Refocusing on philosophy itself, the study of philosophy is divided into four major areas. While there are more than four areas covered by philosophy, most can be considered sub-categories of the four major groups: metaphysics, epistemology, ethics and aesthetics. Metaphysics questions the nature of the universe and its significance. Epistemology questions knowledge: what do we truly know and how do we know it? Ethics seeks to discover what is moral, what is good or evil, what is right or wrong. Aesthetics studies the nature and definition for beauty and artistic judgment.
Almost any philosophic question that can be asked can fit into one of these four major categories. “You cannot know what is not, nor can you express it. What can be thought of and what can be – they are the same. ” (Moore/Bruder, 23) I completely agree with this statement of Parmenides. Many of the concepts that he spoke of make complete sense to me and are a part of my own personal philosophy. The knowledge of something does seem to verify its existence, does it not? How could one think of something that doesn’t exist? If you think of it, then it exists; even if its nly in your mind, it still exists.
To me, it also seems logical that if something exists, it cannot go out of existence. It may change into something else, but much like the theories of physics, nothing can be destroyed, only changed. Basically, I am extended the theory of the conservation of matter to energy as well. I think this applies to human beings and their “souls. ” I don’t think that humankind is here for any great purpose; rather we are like the animals of the world: we are here by random chance and our purpose is to survive long enough to reproduce and keep the species going.
When we die we are reincarnated as something else or go onto the next “world” if it exists, but we definitely go somewhere. If we exist now, how can we not exist after we die? Now, I don’t necessarily believe in the concept of the “soul” as something distint and separate from a human being. I think that the consciousness, experiences and knowledge of a human being die with that human being. The energy that ran through the brain before death goes somewhere else, as do the atoms that make up the physical being, but as far as some mystical “soul” that becomes a ghost or new person or angel, it doesn’t eem too logical to me.
I would also have to agree with Heraclitus when he said: “Reality is ceaselessly changing.
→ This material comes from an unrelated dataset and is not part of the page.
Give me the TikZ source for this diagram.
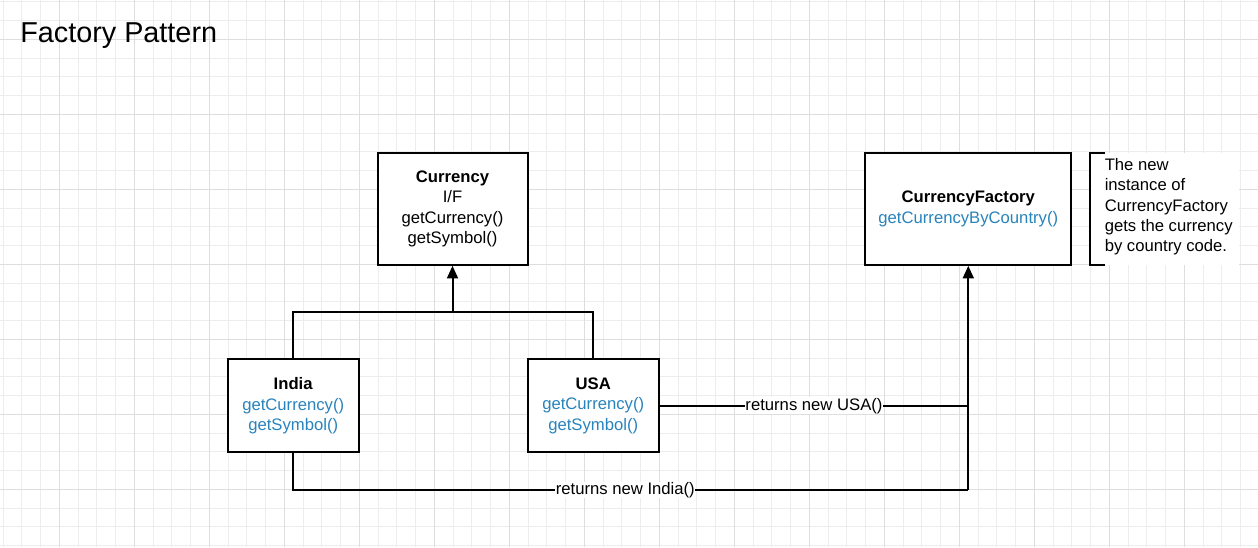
\documentclass[tikz,border=0pt]{standalone}
\usepackage{fontspec}
\setmainfont{Liberation Sans}
\usepackage{tikz}
\usetikzlibrary{arrows.meta}
\definecolor{methodblue}{RGB}{41,131,188}
\tikzset{
  classbox/.style = {draw = black, line width = 1.5pt, fill = white, align = center, inner sep = 0pt,
    font = \fontsize{12.5}{15.2}\selectfont},
  IfaceNode/.style = {classbox, minimum width = 112.5pt, minimum height = 84pt},
  ImplNode/.style = {classbox, minimum width = 98.25pt, minimum height = 69.75pt},
  FactoryNode/.style = {classbox, minimum width = 154.5pt, minimum height = 84pt},
  link/.style = {draw = black, line width = 1.5pt},
  retlabel/.style = {fill = white, inner sep = 0.5pt, font = \fontsize{12.5}{15.2}\selectfont},
  minorgrid/.style = {draw = black!7, line width = 0.6pt},
  majorgrid/.style = {draw = black!13, line width = 0.75pt}
}

\begin{document}
\begin{tikzpicture}[x=0.75pt, y=-0.75pt, >={Triangle[length=9.5pt, width=8.25pt]}]
  \useasboundingbox (0,0) rectangle (1258,547);
  \fill[white] (0,0) rectangle (1258,547);
  % grid paper
  \foreach \k in {0,...,66} {
    \pgfmathsetmacro{\gx}{3.05+18.75*\k}
    \draw[minorgrid] (\gx,0) -- (\gx,547);
  }
  \foreach \k in {0,...,29} {
    \pgfmathsetmacro{\gy}{1.8+18.75*\k}
    \draw[minorgrid] (0,\gy) -- (1258,\gy);
  }
  \foreach \k in {0,...,16} {
    \pgfmathsetmacro{\gx}{59.3+75*\k}
    \draw[majorgrid] (\gx,0) -- (\gx,547);
  }
  \foreach \k in {0,...,6} {
    \pgfmathsetmacro{\gy}{39.3+75*\k}
    \draw[majorgrid] (0,\gy) -- (1258,\gy);
  }

  \node [anchor = base west, inner sep = 0pt, font = \fontsize{21.6}{26}\selectfont] (title) at (20,42.3) {Factory Pattern};

  % classes
  \node [IfaceNode] (currency) at (452.5,208.8) {\textbf{Currency}\\I/F\\getCurrency()\\getSymbol()};
  \node [FactoryNode] (factory) at (968.3,208.8) {\textbf{CurrencyFactory}\\\textcolor{methodblue}{getCurrencyByCountry()}};
  \node [ImplNode] (india) at (293.2,405.7) {\textbf{India}\\\textcolor{methodblue}{getCurrency()}\\\textcolor{methodblue}{getSymbol()}};
  \node [ImplNode] (usa) at (593.2,405.7) {\textbf{USA}\\\textcolor{methodblue}{getCurrency()}\\\textcolor{methodblue}{getSymbol()}};

  % note
  \fill[white] (1090,152.7) rectangle (1239.3,265);
  \draw[link] (1105,152.7) -- (1090,152.7) -- (1090,265) -- (1105,265);
  \node [anchor = west, align = left, inner sep = 0pt, font = \fontsize{12.5}{15.2}\selectfont] (note) at (1104.5,206.8)
    {The new\\instance of\\CurrencyFactory\\gets the currency\\by country code.};

  % implements
  \coordinate (bar) at (452.5,312.3);
  \draw[link] (india.north) |- (bar) -| (usa.north);
  \draw[link,->] (bar) -- (currency.south);

  % returns
  \coordinate (corner) at (968.3,490);
  \draw[link] (usa.east) -- node [retlabel] {returns new USA()} (usa.east -| factory.south);
  \draw[link] (india.south) |- node [retlabel, pos = 0.746] {returns new India()} (corner);
  \draw[link,->] (corner) -- (factory.south);
\end{tikzpicture}
\end{document}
There is no reality, save the reality of change: permanence is an illusion. ” (Moore/Bruder, 29). Heraclitus definitely has a good point. Every second that something exists it changes: It may become older, bigger, smaller, whatever, but it is always changing. Heraclitus would seem to be very intelligent, but, then again he also thought that everything was made of fire (“According to Heraclitus, all is fire, Moore/Bruder, 29). Well, nobody’s perfect.